Al
final de su libro “El Tercer Ojo” Lobsang
Rampa relató cómo fue su iniciación final para convertirse en un abad (y en
paréntesis añadí mis comentarios):
« Un
día me mandó llamar el abad a cargo de Chakpori.
-
“Amigo
mío” –dijo– “por orden directa del Muy Amado debes ser iniciado como abad, pero
como tú lo has solicitado, puedes seguir recibiendo el tratamiento de "lama".
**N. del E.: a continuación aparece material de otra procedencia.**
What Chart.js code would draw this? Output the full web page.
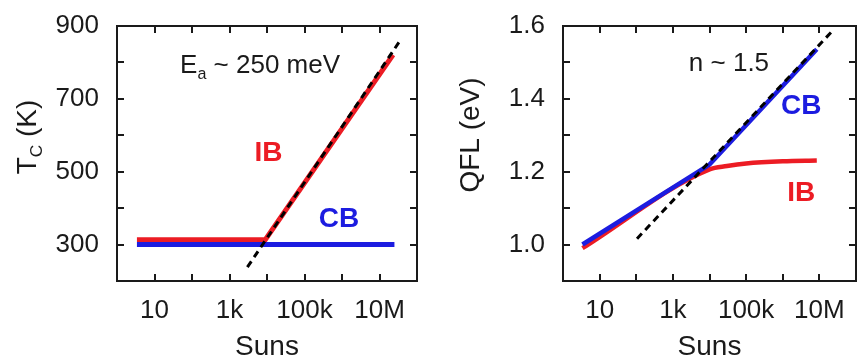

Sólo te doy el mensaje del Muy Amado.
(Aquí
Lobsang Rampa está cometiendo un error porque en el budismo tibetano a los
sacerdotes que tiene el cargo de abad se los denomina lamas, y fueron los
orientalistas quienes cometieron el error de nombrar lamas a todos los monjes.)
Algún
tiempo después un lama de edad avanzada entró en mi cuarto y me dijo que tenía
que pasar por la Ceremonia de la Pequeña Muerte.
-
“Porque,
hijo mío, hasta que no hayas pasado por la Puerta de la Muerte y regreses, no
puedes saber verdaderamente que no existe la muerte. Tus estudios en viajes astrales
te han llevado muy lejos. Esto te llevará mucho más lejos, más allá de los
reinos de la vida, y al pasado de nuestro país.”
Los
estudios preparatorios fueron severos y prolongados. Durante tres meses llevé
una vida estrictamente supervisada. Cursos especiales sobre hierbas de sabor
horrible agregaron un ítem desagradable a mi dieta diaria. Me ordenaron solemnemente
que mantuviera mis pensamientos "sólo en aquello que es puro y
santo". ¡Como si hubiera mucho que elegir en un lamasterio! Hasta tenía que
tomar té y comer en menor cantidad. Rígida austeridad, disciplina estricta, y
largas horas de meditación.
Por
fin, al cabo de tres meses, los astrólogos dijeron que había llegado el momento
oportuno, los portentos eran favorables. Durante veinticuatro horas guardé ayuno
hasta que me sentí más vacío que un tambor del templo.
Después
me condujeron por aquellos pasajes y escaleras secretas muy debajo del Potala.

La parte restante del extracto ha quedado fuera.